Coming from Taylor, the point carries particular weight. As a prodigy who passed through John Mayall’s Bluesbreakers and then helped propel the Rolling Stones through a towering early-70s run, he inhabited the most mythologized corner of rock culture, where excess was often treated as proof of authenticity. Yet he famously left the Stones at the height of their success, a move often framed as a sacrifice of money and fame. Read against that decision, his line suggests a different calculus: leaving was not a sacrifice to music, but a refusal to sacrifice everything else to a machine that confused art with lifestyle. He trusted that the work could continue without the wreckage.

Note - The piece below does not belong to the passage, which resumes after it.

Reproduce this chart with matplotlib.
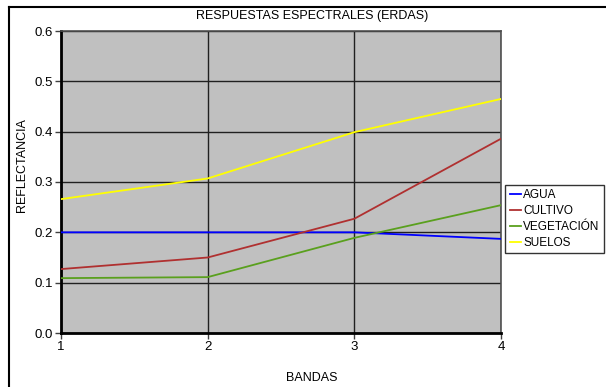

The second half of the sentence matters. He does not see why anyone would have to sacrifice, because music is an additive force. It deepens experience, connects people, and provides meaning; it does not require scorched earth to flourish. The myth of the tortured, starving artist may produce good stories, but it often shortens careers and narrows the art itself. Taylor’s pragmatism points toward longevity: you protect your relationships, your body, your curiosity, and your autonomy so that the music can keep unfolding.

It is a quietly radical stance in a culture that equates passion with self-destruction. He reminds aspiring musicians that balance is not betrayal; it is craft. The goal is not to prove devotion through damage, but to make better music by living a fuller life.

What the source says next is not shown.